“The only thing that will ever prevent nations from beginning war is terror.” So wrote Alfred Nobel, who gave his name to the world’s most famous peace prize—but who also invented dynamite.
This quote appears in a brand-new book co-authored by Alexander C. Karp and Nicholas W. Zamiska, of Palantir Technologies, which we’re excerpting today. “The Technological Republic,” published this week, argues that the future of the West depends on America having the best weapons in the world—and it could not be more timely. In the last seven days, President Donald Trump has made extraordinary concessions to Russia’s authoritarian regime. His defense secretary, Pete Hegseth, has called for $50 billion in budget cuts to the U.S. military. And Hamas flagrantly violated the already fragile ceasefire deal in Gaza.

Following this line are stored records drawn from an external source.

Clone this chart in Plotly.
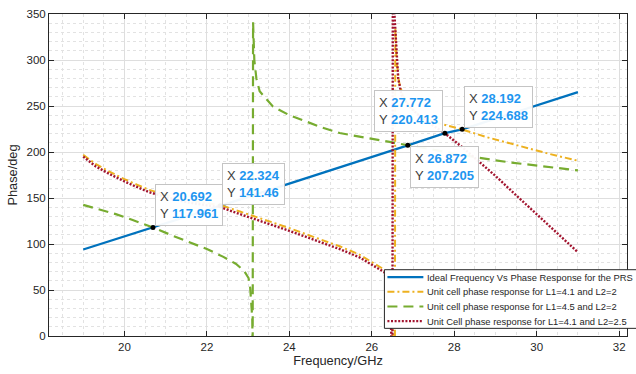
import plotly.graph_objects as go

# ---------------- data ----------------
freq_ideal = [19, 20.692, 22.324, 26.872, 27.772, 28.192, 31]
phase_ideal = [94, 117.961, 141.46, 207.205, 220.413, 224.688, 265]

# Unit cell L1=4.1, L2=2
freq_a = [19, 19.3, 19.6, 19.79, 20.0, 20.3, 20.59, 21.0, 21.5, 22.0, 22.33, 22.8, 23.4, 24.0,
          24.6, 25.22, 25.7, 26.02, 26.31, 26.45, 26.56, 26.57, 26.6, 26.66, 26.75, 26.9, 27.1,
          27.35, 27.64, 27.9, 28.19, 28.8, 29.58, 30.3, 31.0]
phase_a = [197, 187, 179.5, 175, 170.5, 164.5, 159, 153.5, 148, 144.5, 142.3, 135.3, 126.5, 117.3,
           107.5, 97.5, 88.5, 79.5, 72, 50, -40, 335, 300, 276, 262, 250, 242,
           236, 231, 228, 224.5, 216, 206.3, 198, 190.5]

# Unit cell L1=4.5, L2=2
freq_b = [19, 19.5, 19.79, 20.2, 20.692, 21.2, 21.6, 22.0, 22.4, 22.7, 22.9, 23.01, 23.05, 23.08,
          23.1, 23.11, 23.12, 23.15, 23.2, 23.28, 23.6, 24.0, 24.41, 24.8, 25.22, 25.8, 26.35,
          26.872, 27.5, 28.0, 28.61, 29.3, 30.0, 30.5, 31.0]
phase_b = [142.5, 136, 132.5, 126, 117.961, 108.5, 101.5, 94.5, 86, 78.5, 71, 63, 52, 38,
           20, -20, 341, 300, 280, 266, 249.5, 240, 233, 226.5, 220.6, 216, 211.7,
           207.2, 202, 198, 193.6, 189, 185, 182.5, 180]

# Unit cell L1=4.1, L2=2.5
freq_c = [19, 19.3, 19.6, 19.79, 20.0, 20.3, 20.59, 21.0, 21.5, 22.0, 22.33, 22.8, 23.4, 24.0,
          24.6, 25.22, 25.7, 26.02, 26.3, 26.44, 26.5, 26.51, 26.57, 26.64, 26.72, 26.9, 27.2,
          27.5, 27.772, 28.2, 28.6, 29.0, 29.5, 30.0, 30.5, 31.0]
phase_c = [195, 184.5, 177, 172.5, 168, 162, 156.5, 151, 145.5, 142, 140, 132.5, 123.5, 114.3,
           104.5, 94.5, 85.5, 76.5, 69.5, 48, -40, 380, 330, 280, 262, 250, 237,
           228, 220.4, 205, 190, 174, 153, 132, 111, 91]

tip_x = [20.692, 22.324, 27.772, 26.872, 28.192]
tip_y = [117.961, 141.46, 220.413, 207.205, 224.688]
tip_xanchor = ["left", "left", "right", "left", "left"]
tip_yanchor = ["bottom", "bottom", "bottom", "top", "bottom"]

legend_names = [
    "Ideal Frequency Vs Phase Response for the PRS",
    "Unit cell phase response for L1=4.1 and L2=2",
    "Unit cell phase response for L1=4.5 and L2=2",
    "Unit Cell phase response for L1=4.1 and L2=2.5",
]

x_ticks = [20, 22, 24, 26, 28, 30, 32]
y_ticks = [0, 50, 100, 150, 200, 250, 300, 350]

# ---------------- styles ----------------
FONT = "Liberation Sans, Arial, Helvetica, sans-serif"
TXT = "#262626"
colors = ["#0072BD", "#EDB120", "#77AC30", "#A2142F"]
widths = [2.3, 2.0, 2.2, 2.4]
dashes = ["solid", "7px,3px,2px,3px", "10px,6px", "2px,1.6px"]

W, H = 636, 374
ML, MR, MT, MB = 49, 8, 12, 38
PW, PH = W - ML - MR, H - MT - MB


def px_x(px):
    return (px - ML) / PW


def px_y(py):
    return (H - MB - py) / PH


fig = go.Figure()
series = [(freq_ideal, phase_ideal), (freq_a, phase_a), (freq_b, phase_b), (freq_c, phase_c)]
for (fx, fy), name, c, w, d in zip(series, legend_names, colors, widths, dashes):
    fig.add_trace(go.Scatter(x=fx, y=fy, mode="lines", name=name,
                             line=dict(color=c, width=w, dash=d), showlegend=False,
                             hoverinfo="skip"))

fig.add_trace(go.Scatter(x=tip_x, y=tip_y, mode="markers", showlegend=False,
                         marker=dict(color="black", size=5), hoverinfo="skip"))

annotations = []
for tx, ty, xa, ya in zip(tip_x, tip_y, tip_xanchor, tip_yanchor):
    txt = (f"<span style='color:#404040'>X</span> <b><span style='color:#1E96F0'>{tx}</span></b><br>"
           f"<span style='color:#404040'>Y</span> <b><span style='color:#1E96F0'>{ty}</span></b>")
    annotations.append(dict(x=tx, y=ty, xref="x", yref="y", text=txt, showarrow=False,
                            xanchor=xa, yanchor=ya, align="left",
                            xshift=2 if xa == "left" else -2,
                            yshift=1 if ya == "bottom" else -1,
                            bgcolor="rgba(255,255,255,0.95)", bordercolor="#C4C4C4",
                            borderwidth=1, borderpad=4,
                            font=dict(family=FONT, size=13, color="#404040")))

# manual legend (MATLAB-like compact box)
shapes = [dict(type="rect", xref="paper", yref="paper",
               x0=px_x(385), x1=px_x(645), y0=px_y(328.3), y1=px_y(269.3),
               fillcolor="white", line=dict(color=TXT, width=1), layer="above")]
row_py = [276.7, 291.5, 306.3, 321]
for name, c, w, d, py in zip(legend_names, colors, widths, dashes, row_py):
    shapes.append(dict(type="line", xref="paper", yref="paper",
                       x0=px_x(388), x1=px_x(424), y0=px_y(py), y1=px_y(py),
                       line=dict(color=c, width=w, dash=d), layer="above"))
    annotations.append(dict(x=px_x(427), y=px_y(py), xref="paper", yref="paper",
                            text=name, showarrow=False, xanchor="left", yanchor="middle",
                            borderpad=0, font=dict(family=FONT, size=9.4, color=TXT)))

axis_common = dict(showline=True, linecolor=TXT, linewidth=1, mirror="ticks",
                   ticks="inside", ticklen=5, tickcolor=TXT, tickwidth=1,
                   showgrid=True, gridcolor="#DEDEDE", gridwidth=1, zeroline=False,
                   tickfont=dict(family=FONT, size=11.5, color=TXT))

fig.update_layout(
    width=W, height=H,
    margin=dict(l=ML, r=MR, t=MT, b=MB),
    paper_bgcolor="white", plot_bgcolor="white",
    xaxis=dict(range=[18.17, 32.19], tickvals=x_ticks,
               minor=dict(dtick=0.5, showgrid=True, gridcolor="#E2E2E2", griddash="dot", ticks=""),
               title=dict(text="Frequency/GHz", font=dict(family=FONT, size=12.8, color=TXT),
                          standoff=4),
               **axis_common),
    yaxis=dict(range=[0, 350], tickvals=y_ticks,
               minor=dict(dtick=10, showgrid=True, gridcolor="#E2E2E2", griddash="dot", ticks=""),
               title=dict(text="Phase/deg", font=dict(family=FONT, size=12.8, color=TXT),
                          standoff=6),
               **axis_common),
    shapes=shapes,
    annotations=annotations,
    showlegend=False,
)

fig.write_html("out.html", config={"displayModeBar": False},
               post_script="document.body.style.margin='0';document.body.style.padding='0';")
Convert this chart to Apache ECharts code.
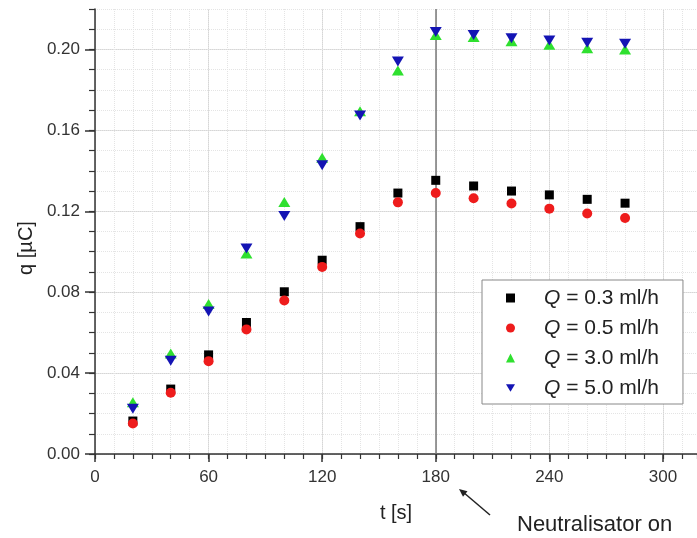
<!DOCTYPE html>
<html>
<head>
<meta charset="utf-8">
<title>q vs t</title>
<script src="https://cdn.jsdelivr.net/npm/echarts@6/dist/echarts.min.js"></script>
<style>
  html, body { margin: 0; padding: 0; background: #fff; }
  #chart { width: 697px; height: 538px; }
</style>
</head>
<body>
<div id="chart"></div>
<script>
// Measurement times [s]
const times = [20, 40, 60, 80, 100, 120, 140, 160, 180, 200, 220, 240, 260, 280];

// Charge q [µC] for each flow rate
const q03 = [0.0163, 0.0321, 0.0490, 0.0650, 0.0802, 0.0958, 0.1124, 0.1290, 0.1353, 0.1325, 0.1300, 0.1281, 0.1259, 0.1240];
const q05 = [0.0151, 0.0303, 0.0459, 0.0616, 0.0759, 0.0925, 0.1090, 0.1244, 0.1290, 0.1264, 0.1238, 0.1213, 0.1189, 0.1167];
const q30 = [0.0256, 0.0497, 0.0741, 0.0991, 0.1246, 0.1465, 0.1694, 0.1896, 0.2072, 0.2061, 0.2041, 0.2023, 0.2006, 0.2000];
const q50 = [0.0224, 0.0461, 0.0705, 0.1016, 0.1177, 0.1427, 0.1674, 0.1941, 0.2086, 0.2072, 0.2056, 0.2044, 0.2033, 0.2028];

const seriesNames = ['Q = 0.3 ml/h', 'Q = 0.5 ml/h', 'Q = 3.0 ml/h', 'Q = 5.0 ml/h'];

// Labelled (major) ticks
const xMajorTicks = [0, 60, 120, 180, 240, 300];
const yMajorTicks = [0, 0.04, 0.08, 0.12, 0.16, 0.20];

const X_MAX = 318;
const Y_MAX = 0.22;
const X_MINOR_STEP = 10;
const Y_MINOR_STEP = 0.01;
const NEUTRALISER_ON = 180;

const pairs = v => times.map((t, i) => [t, v[i]]);
const FONT = '"Liberation Sans", Arial, sans-serif';
const DOWN_TRIANGLE = 'path://M0,0L12,0L6,10Z';
const AXIS_COLOR = '#333';

const chart = echarts.init(document.getElementById('chart'), null, { renderer: 'canvas' });

// Minor axes (every 10 s / 0.01 µC): short ticks and dotted grid
const minorX = {
  type: 'value', min: 0, max: X_MAX, interval: X_MINOR_STEP, position: 'bottom',
  axisLine: { show: false },
  axisTick: { inside: false, length: 5, lineStyle: { color: AXIS_COLOR, width: 1.2 } },
  axisLabel: { show: false },
  splitLine: { show: true, lineStyle: { color: '#e4e4e4', width: 1, type: 'dotted' } }
};
const minorY = {
  type: 'value', min: 0, max: Y_MAX, interval: Y_MINOR_STEP, position: 'left',
  axisLine: { show: false },
  axisTick: { inside: false, length: 6, lineStyle: { color: AXIS_COLOR, width: 1.2 } },
  axisLabel: { show: false },
  splitLine: { show: true, lineStyle: { color: '#e4e4e4', width: 1, type: 'dotted' } }
};

chart.setOption({
  backgroundColor: '#ffffff',
  animation: false,
  grid: { left: 95, top: 9, bottom: 84, right: 0, containLabel: false },
  xAxis: [{
    type: 'value', min: 0, max: X_MAX, interval: 60, position: 'bottom',
    name: 't [s]', nameLocation: 'middle', nameGap: 49,
    nameTextStyle: { fontFamily: FONT, fontSize: 20, color: '#222' },
    axisLine: { onZero: false, lineStyle: { color: AXIS_COLOR, width: 1.5 } },
    axisTick: { inside: false, length: 8, customValues: xMajorTicks, lineStyle: { color: AXIS_COLOR, width: 1.5 } },
    axisLabel: { fontFamily: FONT, fontSize: 17, color: '#333', margin: 15, customValues: xMajorTicks },
    splitLine: { show: true, lineStyle: { color: '#d6d6d6', width: 1 } }
  }, minorX],
  yAxis: [{
    type: 'value', min: 0, max: Y_MAX, interval: 0.04, position: 'left',
    name: 'q [µC]', nameLocation: 'middle', nameGap: 58, nameRotate: 90,
    nameTextStyle: { fontFamily: FONT, fontSize: 20, color: '#222', padding: [0, 33, 0, 0] },
    axisLine: { onZero: false, lineStyle: { color: AXIS_COLOR, width: 1.5 } },
    axisTick: { inside: false, length: 10, customValues: yMajorTicks, lineStyle: { color: AXIS_COLOR, width: 1.5 } },
    axisLabel: { fontFamily: FONT, fontSize: 17, color: '#333', margin: 15, customValues: yMajorTicks,
                 formatter: v => v.toFixed(2) },
    splitLine: { show: true, lineStyle: { color: '#d6d6d6', width: 1 } }
  }, minorY],
  legend: {
    orient: 'vertical', left: 482, top: 280,
    padding: [6, 24, 4, 24], itemGap: 6,
    itemWidth: 9, itemHeight: 9,
    backgroundColor: '#ffffff', borderColor: '#888', borderWidth: 1,
    data: seriesNames,
    formatter: name => '{i|Q}' + name.slice(1),
    textStyle: {
      fontFamily: FONT, fontSize: 21, color: '#222', lineHeight: 24,
      padding: [0, 0, 0, 24],
      rich: { i: { fontFamily: FONT, fontSize: 21, fontStyle: 'italic', color: '#222', lineHeight: 24 } }
    }
  },
  series: [
    { name: seriesNames[0], type: 'scatter', data: pairs(q03), symbol: 'rect', symbolSize: 9,
      itemStyle: { color: '#000000', opacity: 1 },
      markLine: {
        silent: true, symbol: 'none', label: { show: false }, z: 1,
        lineStyle: { color: '#7a7a7a', width: 1.5, type: 'solid' },
        data: [{ xAxis: NEUTRALISER_ON }]
      } },
    { name: seriesNames[1], type: 'scatter', data: pairs(q05), symbol: 'circle', symbolSize: 10,
      itemStyle: { color: '#ee1c1c', opacity: 1 } },
    { name: seriesNames[2], type: 'scatter', data: pairs(q30), symbol: 'triangle', symbolSize: [12, 10],
      itemStyle: { color: '#2fe02f', opacity: 1 } },
    { name: seriesNames[3], type: 'scatter', data: pairs(q50), symbol: DOWN_TRIANGLE, symbolSize: [12, 10],
      itemStyle: { color: '#1414b4', opacity: 1 } }
  ],
  graphic: [
    { type: 'line', shape: { x1: 490, y1: 515, x2: 463, y2: 492 },
      style: { stroke: '#222', lineWidth: 1.5 } },
    { type: 'polygon', shape: { points: [[459, 489], [467.5, 491.2], [463, 496.8]] },
      style: { fill: '#222' } },
    { type: 'text', left: 517, top: 514,
      style: { text: 'Neutralisator on', font: '22px ' + FONT, fill: '#222' } }
  ]
});
</script>
</body>
</html>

America’s enemies are strong. Our allies are vulnerable. What we need, argues Alex in the following essay, is a new Manhattan Project: a collaboration between our government and our technology sector that will keep America, and the world, safe. Why isn’t this happening already? Read on to find out. —The Editors
On July 16, 1945, in the darkness before dawn, a group of scientists and government officials gathered at a desolate stretch of sand in the New Mexico desert to witness humanity’s first test of a nuclear weapon. It was a pivotal moment in the timeline of the Manhattan Project, the World War II government program in which scientists collaborated with the U.S. military to develop the first atomic bomb before Nazi Germany. That morning, the nuclear physicist J. Robert Oppenheimer reportedly wondered aloud if a weapon this destructive might somehow contribute to an enduring peace—recalling the hope of Swedish industrialist Alfred Nobel that dynamite, which Nobel had invented, “would end wars.”
It has been nearly 80 years since the first test of an atomic bomb, and nuclear weapons have been used in war only twice, at Hiroshima and Nagasaki in Japan. The horror of that day, August 6, 1945, has grown distant and faint, almost abstract, for many.
Yet too many have also forgotten, or perhaps take for granted, that nearly a century of some version of peace has prevailed in the world without a great power military conflict. For this period of relative tranquility, it would be unreasonable to give all of the credit to a single weapon. The supremacy of American military power over the past century has undoubtedly helped guard the current, albeit fragile, peace.
A commitment to the maintenance of such supremacy, however, has become increasingly unfashionable in the West. And deterrence, as a doctrine, is at risk of losing its moral appeal. This leaves us in grave danger. The United States and its allies should, without delay, commit to launching a new Manhattan Project.